Personal information
- Born: June 6, 1962 Brookville, Pennsylvania, U.S.
- Died: October 20, 1993 (aged 31) Atlanta, Georgia, U.S.
- Listed height: 6 ft 5 in (1.96 m)
- Listed weight: 262 lb (119 kg)

Career information
- High school: Marist (Brookhaven, Georgia)
- College: Virginia (1980–1984)
- NFL draft: 1985: 4th round, 99th overall pick

Career history
- Kansas City Chiefs (1985); Denver Broncos (1987)*;
- * Offseason or practice squad member only

Awards and highlights
- First-team All-ACC (1984);

Career NFL statistics
- Games played: 16
- Games started: 14
- Stats at Pro Football Reference

= Bob Olderman =

American football player (1962–1993)

Robert Bruce Olderman (June 6, 1962 – October 20, 1993) was an American professional football offensive guard who played one season with the Kansas City Chiefs of the National Football League (NFL). He was selected by the Chiefs in the fourth round of the 1985 NFL draft after playing college football at the University of Virginia.
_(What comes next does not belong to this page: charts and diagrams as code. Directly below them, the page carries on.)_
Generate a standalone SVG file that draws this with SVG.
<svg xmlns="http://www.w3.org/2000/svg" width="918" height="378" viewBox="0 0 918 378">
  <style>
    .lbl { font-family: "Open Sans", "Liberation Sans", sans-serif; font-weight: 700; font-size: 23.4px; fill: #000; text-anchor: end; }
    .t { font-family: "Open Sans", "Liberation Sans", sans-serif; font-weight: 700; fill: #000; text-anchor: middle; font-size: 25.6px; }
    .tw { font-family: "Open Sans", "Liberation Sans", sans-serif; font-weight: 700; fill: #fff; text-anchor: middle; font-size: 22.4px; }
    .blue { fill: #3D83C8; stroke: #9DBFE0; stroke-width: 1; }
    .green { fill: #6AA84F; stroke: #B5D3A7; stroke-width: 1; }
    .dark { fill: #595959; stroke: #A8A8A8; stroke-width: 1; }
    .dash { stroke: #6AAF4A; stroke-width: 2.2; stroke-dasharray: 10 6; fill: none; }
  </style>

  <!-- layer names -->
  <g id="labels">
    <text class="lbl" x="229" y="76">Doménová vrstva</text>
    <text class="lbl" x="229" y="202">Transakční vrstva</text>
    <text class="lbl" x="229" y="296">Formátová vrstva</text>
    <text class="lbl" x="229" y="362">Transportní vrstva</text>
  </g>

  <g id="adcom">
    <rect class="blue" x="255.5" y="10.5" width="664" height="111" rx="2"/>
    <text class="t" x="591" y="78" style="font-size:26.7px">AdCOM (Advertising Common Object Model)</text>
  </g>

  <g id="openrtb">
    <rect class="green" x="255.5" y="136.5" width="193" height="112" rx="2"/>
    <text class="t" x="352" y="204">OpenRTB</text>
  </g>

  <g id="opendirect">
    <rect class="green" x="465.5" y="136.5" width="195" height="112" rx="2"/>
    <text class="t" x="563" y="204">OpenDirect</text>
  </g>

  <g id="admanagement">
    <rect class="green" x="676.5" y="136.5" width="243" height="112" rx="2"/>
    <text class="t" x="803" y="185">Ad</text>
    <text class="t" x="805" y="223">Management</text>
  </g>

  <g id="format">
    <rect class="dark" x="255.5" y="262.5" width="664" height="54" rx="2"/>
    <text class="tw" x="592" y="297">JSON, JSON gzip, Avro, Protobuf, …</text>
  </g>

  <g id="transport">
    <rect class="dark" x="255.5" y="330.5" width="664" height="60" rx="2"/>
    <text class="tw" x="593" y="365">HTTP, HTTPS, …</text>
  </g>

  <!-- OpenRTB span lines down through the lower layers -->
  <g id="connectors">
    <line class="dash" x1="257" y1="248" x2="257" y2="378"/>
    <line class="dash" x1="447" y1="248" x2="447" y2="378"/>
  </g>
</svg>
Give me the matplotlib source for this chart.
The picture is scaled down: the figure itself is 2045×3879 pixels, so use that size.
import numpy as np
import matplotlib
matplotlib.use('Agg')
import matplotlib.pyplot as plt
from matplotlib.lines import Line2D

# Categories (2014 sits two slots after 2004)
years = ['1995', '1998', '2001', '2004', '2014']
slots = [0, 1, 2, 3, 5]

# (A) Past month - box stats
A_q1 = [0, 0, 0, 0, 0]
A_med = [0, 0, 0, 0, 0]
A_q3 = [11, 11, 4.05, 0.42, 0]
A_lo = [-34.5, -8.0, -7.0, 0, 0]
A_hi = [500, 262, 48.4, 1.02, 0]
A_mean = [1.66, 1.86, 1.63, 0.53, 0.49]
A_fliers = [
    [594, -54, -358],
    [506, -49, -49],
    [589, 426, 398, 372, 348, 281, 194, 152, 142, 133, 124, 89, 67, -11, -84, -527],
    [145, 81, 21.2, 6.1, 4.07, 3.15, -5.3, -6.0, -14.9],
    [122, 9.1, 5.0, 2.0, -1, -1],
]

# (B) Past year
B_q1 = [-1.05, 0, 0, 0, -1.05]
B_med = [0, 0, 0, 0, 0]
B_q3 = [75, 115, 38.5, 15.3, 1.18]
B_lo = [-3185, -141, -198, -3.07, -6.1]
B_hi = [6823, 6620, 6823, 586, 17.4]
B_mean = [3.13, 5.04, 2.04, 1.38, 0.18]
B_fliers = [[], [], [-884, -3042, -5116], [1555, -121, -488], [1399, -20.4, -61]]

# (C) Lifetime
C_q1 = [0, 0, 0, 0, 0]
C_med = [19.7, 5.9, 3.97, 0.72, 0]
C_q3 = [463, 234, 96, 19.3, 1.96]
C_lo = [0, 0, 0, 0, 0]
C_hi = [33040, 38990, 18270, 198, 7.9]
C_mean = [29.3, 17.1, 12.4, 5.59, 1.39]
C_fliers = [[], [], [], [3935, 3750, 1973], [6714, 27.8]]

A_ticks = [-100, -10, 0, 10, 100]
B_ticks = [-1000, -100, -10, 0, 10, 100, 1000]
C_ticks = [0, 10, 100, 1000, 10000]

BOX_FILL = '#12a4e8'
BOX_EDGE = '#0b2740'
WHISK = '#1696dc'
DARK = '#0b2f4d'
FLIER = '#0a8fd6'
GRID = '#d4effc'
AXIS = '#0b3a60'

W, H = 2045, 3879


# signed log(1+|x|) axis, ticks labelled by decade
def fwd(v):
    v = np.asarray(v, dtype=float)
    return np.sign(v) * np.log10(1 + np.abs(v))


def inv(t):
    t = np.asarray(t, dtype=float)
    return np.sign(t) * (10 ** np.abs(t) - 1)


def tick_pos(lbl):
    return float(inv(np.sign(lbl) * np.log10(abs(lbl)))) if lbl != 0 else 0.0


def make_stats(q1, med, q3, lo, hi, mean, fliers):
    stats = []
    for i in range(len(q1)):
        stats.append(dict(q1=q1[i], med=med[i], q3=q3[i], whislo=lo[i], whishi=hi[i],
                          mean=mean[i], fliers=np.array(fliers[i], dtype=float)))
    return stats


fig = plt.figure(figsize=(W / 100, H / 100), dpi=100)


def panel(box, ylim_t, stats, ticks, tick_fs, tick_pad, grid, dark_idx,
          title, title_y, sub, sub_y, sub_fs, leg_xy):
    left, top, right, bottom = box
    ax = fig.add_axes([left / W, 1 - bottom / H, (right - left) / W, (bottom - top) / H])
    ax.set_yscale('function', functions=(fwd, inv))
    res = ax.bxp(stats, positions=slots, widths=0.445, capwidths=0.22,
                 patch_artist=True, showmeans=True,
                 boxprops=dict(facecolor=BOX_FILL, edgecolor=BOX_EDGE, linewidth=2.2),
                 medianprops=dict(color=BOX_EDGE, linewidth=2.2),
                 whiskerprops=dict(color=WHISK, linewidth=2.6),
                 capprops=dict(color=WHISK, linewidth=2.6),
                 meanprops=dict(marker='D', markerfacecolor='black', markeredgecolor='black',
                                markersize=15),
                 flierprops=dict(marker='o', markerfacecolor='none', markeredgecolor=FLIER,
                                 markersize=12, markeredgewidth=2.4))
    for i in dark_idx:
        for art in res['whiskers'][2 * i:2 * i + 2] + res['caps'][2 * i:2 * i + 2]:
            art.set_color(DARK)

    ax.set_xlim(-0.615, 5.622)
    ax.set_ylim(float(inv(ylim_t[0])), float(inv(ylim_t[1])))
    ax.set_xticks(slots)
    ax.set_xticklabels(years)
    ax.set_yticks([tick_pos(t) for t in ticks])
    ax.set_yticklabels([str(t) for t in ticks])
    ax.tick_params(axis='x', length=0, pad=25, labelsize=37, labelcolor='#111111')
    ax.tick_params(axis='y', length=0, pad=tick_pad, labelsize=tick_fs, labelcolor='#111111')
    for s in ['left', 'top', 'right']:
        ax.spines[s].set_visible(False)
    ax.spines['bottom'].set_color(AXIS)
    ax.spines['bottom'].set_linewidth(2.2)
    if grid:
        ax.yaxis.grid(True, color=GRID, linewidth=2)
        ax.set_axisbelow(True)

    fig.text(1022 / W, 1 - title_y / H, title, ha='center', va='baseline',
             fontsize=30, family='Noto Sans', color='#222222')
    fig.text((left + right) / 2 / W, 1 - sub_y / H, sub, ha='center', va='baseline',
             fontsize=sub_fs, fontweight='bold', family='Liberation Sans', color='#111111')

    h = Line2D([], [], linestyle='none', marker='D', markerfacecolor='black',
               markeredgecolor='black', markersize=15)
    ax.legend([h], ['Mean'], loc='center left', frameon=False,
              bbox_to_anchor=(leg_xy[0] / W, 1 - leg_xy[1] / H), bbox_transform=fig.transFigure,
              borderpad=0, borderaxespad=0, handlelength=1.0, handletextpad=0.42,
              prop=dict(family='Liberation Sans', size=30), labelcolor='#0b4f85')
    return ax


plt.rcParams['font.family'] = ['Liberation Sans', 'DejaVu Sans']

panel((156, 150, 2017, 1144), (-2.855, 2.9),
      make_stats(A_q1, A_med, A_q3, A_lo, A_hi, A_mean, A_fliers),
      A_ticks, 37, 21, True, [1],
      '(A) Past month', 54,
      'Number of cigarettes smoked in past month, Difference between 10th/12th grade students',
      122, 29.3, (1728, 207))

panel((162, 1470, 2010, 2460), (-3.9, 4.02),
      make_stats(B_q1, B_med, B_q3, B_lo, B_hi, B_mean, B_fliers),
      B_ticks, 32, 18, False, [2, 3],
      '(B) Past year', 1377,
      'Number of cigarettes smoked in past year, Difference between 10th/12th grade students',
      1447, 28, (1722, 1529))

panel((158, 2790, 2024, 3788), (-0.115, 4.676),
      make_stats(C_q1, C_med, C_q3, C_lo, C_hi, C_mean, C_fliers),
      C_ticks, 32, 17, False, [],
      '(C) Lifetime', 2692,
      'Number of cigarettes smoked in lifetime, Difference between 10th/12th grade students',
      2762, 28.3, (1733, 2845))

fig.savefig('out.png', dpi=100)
==Early life and college==
Robert Bruce Olderman was born on June 6, 1962, in Brookville, Pennsylvania. He attended Marist School in Brookhaven, Georgia.

Olderman was a member of the Virginia Cavaliers football team from 1980 to 1984 and a three-year letterman from 1982 to 1984. He was redshirted in 1980. His senior year in 1984, he was a team captain and was named first-team All-ACC by the Associated Press.

==Professional career==
Olderman was selected by the Kansas City Chiefs in the fourth round, with the 99th overall pick, of the 1985 NFL draft. He officially signed with the team on July 19. He played in all 16 games, starting 14, for the Chiefs during his rookie year in 1985. He was released on August 26, 1986.

Olderman signed with the Denver Broncos on May 1, 1987. He was released on September 7, 1987.

==Later life==
Olderman was involved in real estate in Atlanta, Georgia after his NFL career. On October 20, 1993, in Atlanta, he died at the age of 31 from Castleman disease.